If you’re not a wine fan, you may wonder why wine snobs pay so much attention to vintage dates. If you drink the occasional bottle of “Raunchy ‘Roo Red” or “Zesty Zebra Shiraz”, the vintage dates matter very little: by the name, you’d guess they’d be from Australia or South Africa, both hot climate wine countries. Vintage dates are much less important for hot climate wines: the variation from year to year is relatively small. As Michael Pinkus points out, however, it matters a great deal for cool climate wine countries:
Many wine drinkers never notice the vintage date on the wine they are drinking — they just blindly go off buying wine. I talk to many people and very few know what year they’re drinking, just the producer.
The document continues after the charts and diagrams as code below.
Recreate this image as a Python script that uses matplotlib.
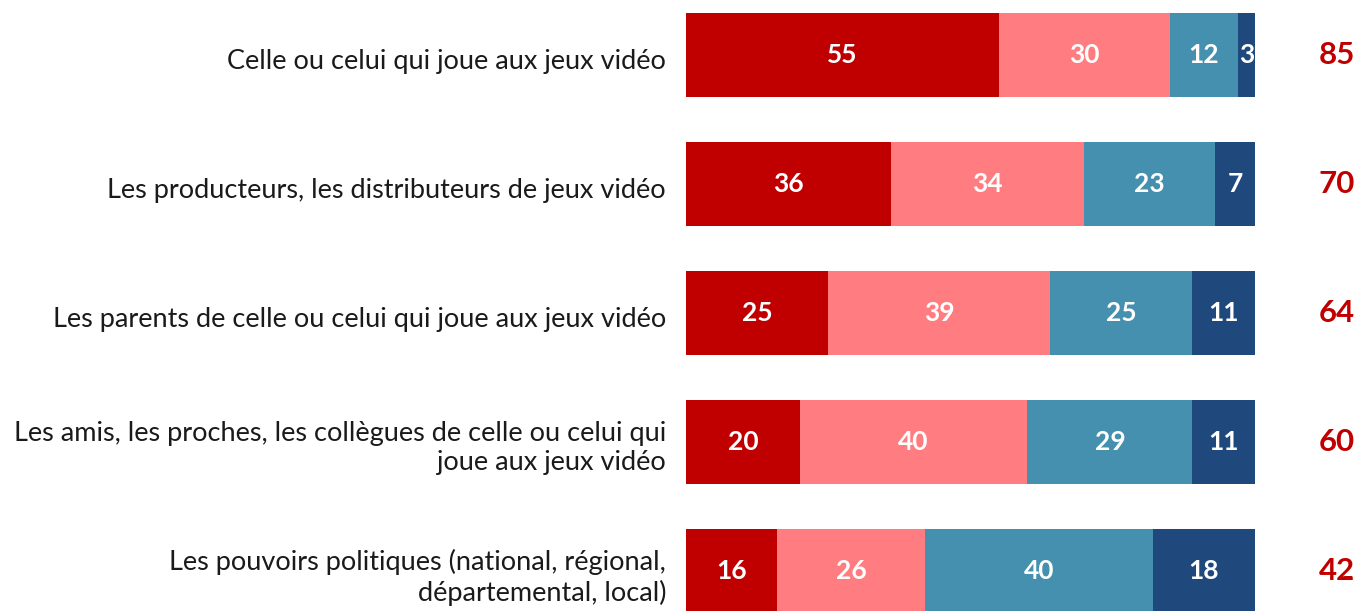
import matplotlib
matplotlib.use("Agg")
import matplotlib.pyplot as plt
import numpy as np

plt.rcParams['font.family'] = ['Lato', 'DejaVu Sans']

# Données
categories = [
    "Celle ou celui qui joue aux jeux vidéo",
    "Les producteurs, les distributeurs de jeux vidéo",
    "Les parents de celle ou celui qui joue aux jeux vidéo",
    "Les amis, les proches, les collègues de celle ou celui qui\njoue aux jeux vidéo",
    "Les pouvoirs politiques (national, régional,\ndépartemental, local)",
]
tout_a_fait = [55, 36, 25, 20, 16]
plutot = [30, 34, 39, 40, 26]
plutot_pas = [12, 23, 25, 29, 40]
pas_du_tout = [3, 7, 11, 11, 18]
totals = [85, 70, 64, 60, 42]

series = [tout_a_fait, plutot, plutot_pas, pas_du_tout]
colors = ["#C00000", "#FF7C80", "#4490AE", "#1F497D"]

fig = plt.figure(figsize=(13.6, 6.11), dpi=100)
ax = fig.add_axes([686 / 1360, 0, 569 / 1360, 1])

y = np.arange(len(categories))
left = np.zeros(len(categories))
for vals, col in zip(series, colors):
    vals = np.array(vals, dtype=float)
    ax.barh(y, vals, left=left, height=0.65, color=col, edgecolor="none")
    for yi, l, v in zip(y, left, vals):
        ax.text(l + v / 2, yi, f"{int(v)}", ha="center", va="center",
                color="white", fontsize=19, fontweight="bold")
    left += vals

for yi, cat, tot in zip(y, categories, totals):
    ax.text(-3.5, yi + 0.05, cat, ha="right", va="center", fontsize=19.5,
            color="#1a1a1a", linespacing=1.2)
    ax.text(114.4, yi, str(tot), ha="center", va="center", fontsize=22.5,
            fontweight="bold", color="#C00000")

ax.set_xlim(0, 100)
ax.set_ylim(4.31, -0.426)
ax.axis("off")

plt.savefig("out.png", dpi=100)
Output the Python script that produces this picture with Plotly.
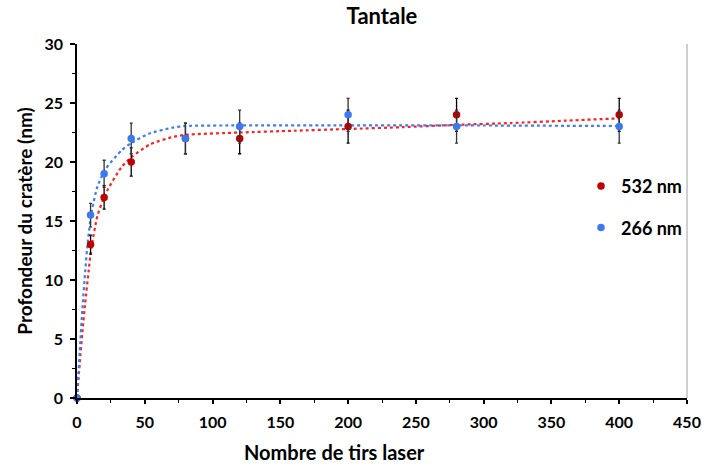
import plotly.graph_objects as go

# Measured data
shots = [0, 10, 20, 40, 80, 120, 200, 280, 400]
depth_532 = [0, 13, 17, 20, 22, 22, 23, 24, 24]
err_532 = [0, 0.8, 1.0, 1.2, 1.3, 1.3, 1.4, 1.4, 1.4]
depth_266 = [0, 15.5, 19, 22, 22, 23, 24, 23, 23]
err_266 = [0, 1.0, 1.15, 1.3, 1.3, 1.4, 1.4, 1.4, 1.4]

# Trend curves
fit_532_x = [0, 1, 2, 4, 6, 8.6, 10, 11, 15, 21, 33, 40, 54, 70, 80, 120, 160, 200, 240, 280, 320, 360, 400]
fit_532_y = [0, 1.5, 2.9, 5.6, 8.0, 10.8, 12.2, 13.0, 15.4, 17.3, 19.6, 20.4, 21.5, 22.1, 22.3, 22.5, 22.65, 22.8, 22.95, 23.15, 23.3, 23.5, 23.7]
fit_266_x = [0, 1, 2, 4, 6.1, 8, 11, 15, 21, 33, 40, 53, 70, 80, 120, 200, 280, 400]
fit_266_y = [0, 2.0, 3.9, 7.6, 10.8, 13.3, 15.9, 17.9, 19.4, 21.0, 21.6, 22.4, 22.9, 23.05, 23.1, 23.1, 23.1, 23.05]

FONT = "Lato"

fig = go.Figure()
fig.add_trace(go.Scatter(x=fit_532_x, y=fit_532_y, mode="lines",
                         line=dict(color="#FF2020", width=2.2, dash="dot", shape="spline", smoothing=0.6),
                         showlegend=False, hoverinfo="skip", cliponaxis=False))
fig.add_trace(go.Scatter(x=fit_266_x, y=fit_266_y, mode="lines",
                         line=dict(color="#3F7BF2", width=2.2, dash="dot", shape="spline", smoothing=0.6),
                         showlegend=False, hoverinfo="skip", cliponaxis=False))
fig.add_trace(go.Scatter(x=shots, y=depth_532, mode="markers", name="532 nm",
                         marker=dict(color="#C00000", size=7.5),
                         error_y=dict(type="data", array=err_532, color="black", thickness=1.3, width=1.5),
                         legendgroup="a", legendrank=1, cliponaxis=False))
fig.add_trace(go.Scatter(x=shots, y=depth_266, mode="markers", name="266 nm",
                         marker=dict(color="#3C78F0", size=7.5),
                         error_y=dict(type="data", array=err_266, color="#333333", thickness=1.3, width=1.5),
                         legendgroup="b", legendrank=2, cliponaxis=False))

bold = dict(family=FONT, weight="bold", color="black")

fig.update_layout(
    width=702, height=464,
    margin=dict(l=77, r=15, t=44, b=66, autoexpand=False),
    paper_bgcolor="white", plot_bgcolor="white",
    font=dict(family=FONT, color="black"),
    title=dict(text="Tantale", x=0.5, xref="paper", xanchor="center",
               y=1 - 16 / 464, yanchor="middle", font=dict(size=22, **bold)),
    legend=dict(x=1.0, xanchor="right", y=0.65, yanchor="top",
                font=dict(size=18, **bold), traceorder="grouped",
                tracegroupgap=15, itemwidth=30, bgcolor="rgba(0,0,0,0)"),
    xaxis=dict(range=[0, 450], dtick=50, showgrid=False, zeroline=False, automargin=False,
               showline=True, linecolor="black", linewidth=2,
               ticks="outside", ticklen=4, tickwidth=1.5, tickcolor="black",
               tickfont=dict(size=16, **bold), ticklabelstandoff=5,
               minor=dict(dtick=25, ticks="outside", ticklen=3, tickcolor="black", tickwidth=1)),
    yaxis=dict(range=[0, 30], dtick=5, showgrid=False, zeroline=False, automargin=False,
               showline=True, linecolor="black", linewidth=1.5,
               ticks="outside", ticklen=5, tickwidth=1.5, tickcolor="black",
               tickfont=dict(size=16, **bold), ticklabelstandoff=4,
               title=dict(text="Profondeur du cratère (nm)", font=dict(size=19, **bold), standoff=7),
               minor=dict(dtick=2.5, ticks="outside", ticklen=3, tickcolor="black", tickwidth=1)),
    annotations=[dict(text="Nombre de tirs laser", xref="paper", yref="paper",
                      x=(334 - 77) / 610, y=-(452 - 398) / 354, xanchor="center", yanchor="middle",
                      showarrow=False, font=dict(size=20, **bold))],
    shapes=[dict(type="line", xref="paper", yref="paper", x0=1, x1=1, y0=0, y1=1.0,
                 line=dict(color="#A0A0A0", width=1))],
)

fig.write_html("out.html", config={"displayModeBar": False},
               post_script="document.body.style.margin='0';document.body.style.overflow='hidden';")
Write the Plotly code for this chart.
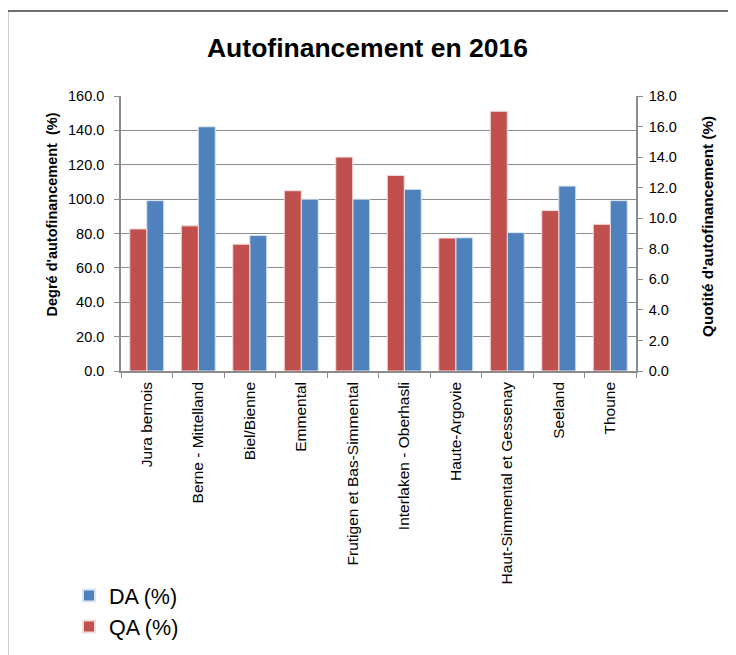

In a wine region like Ontario that’s a odd way to be drinking your wine. We’re a cool climate region after all and if you don’t understand the difference between a good vintage wine a mediocre vintage wine you could be stuck with a lot of 2003s in your cellar for 10 years or more. The key is to know their drink-ability (2003) or conversely, know how long you should be holding onto wines like [these], a few extra years of aging will give these wines time to mature and integrate, drink them too early and you’ll miss out on all the fun.
In a cool climate region (Ontario, Bordeaux, New Zealand) Vintage date means more than in a hot climate region (Australia, Argentina, Chile) — there temps are always beautiful (read: warm and sunny) and vintage variation plays little part in the finished wine; while in a cool climate region harvest is a waiting game and in many years prayer is a grape farmers best friend.
Take 2010 for instance, this year has the likelihood and pedigree to be even better than the much lauded 2007. What makes 2010 better? Glad you asked. While 2007 had lots of heat and little rain (which grapes love), 2010 has been a longer growing season, with lots of heat and rain has come at the “appropriate” times. If you’ll recall our winter was very mild and bud break occured in April, at that time the prayer for farmers was the ‘Psalm of No Frost’. A longer growing season with lots of heat means good grapes — but that does not always apply to all grapes, but that’s really a discussion for another time.
Most determine a good season by how well the red grapes are going to be — in a cool region white grapes grow well year-after-year — but many of the Bordeaux red grapes struggle (Merlot, Cabernet Sauvignon and Cabernet Franc). 2007 was a great year for the usual Bordeaux varietals as well as others reds that don’t often ripen fully under the Ontario skies.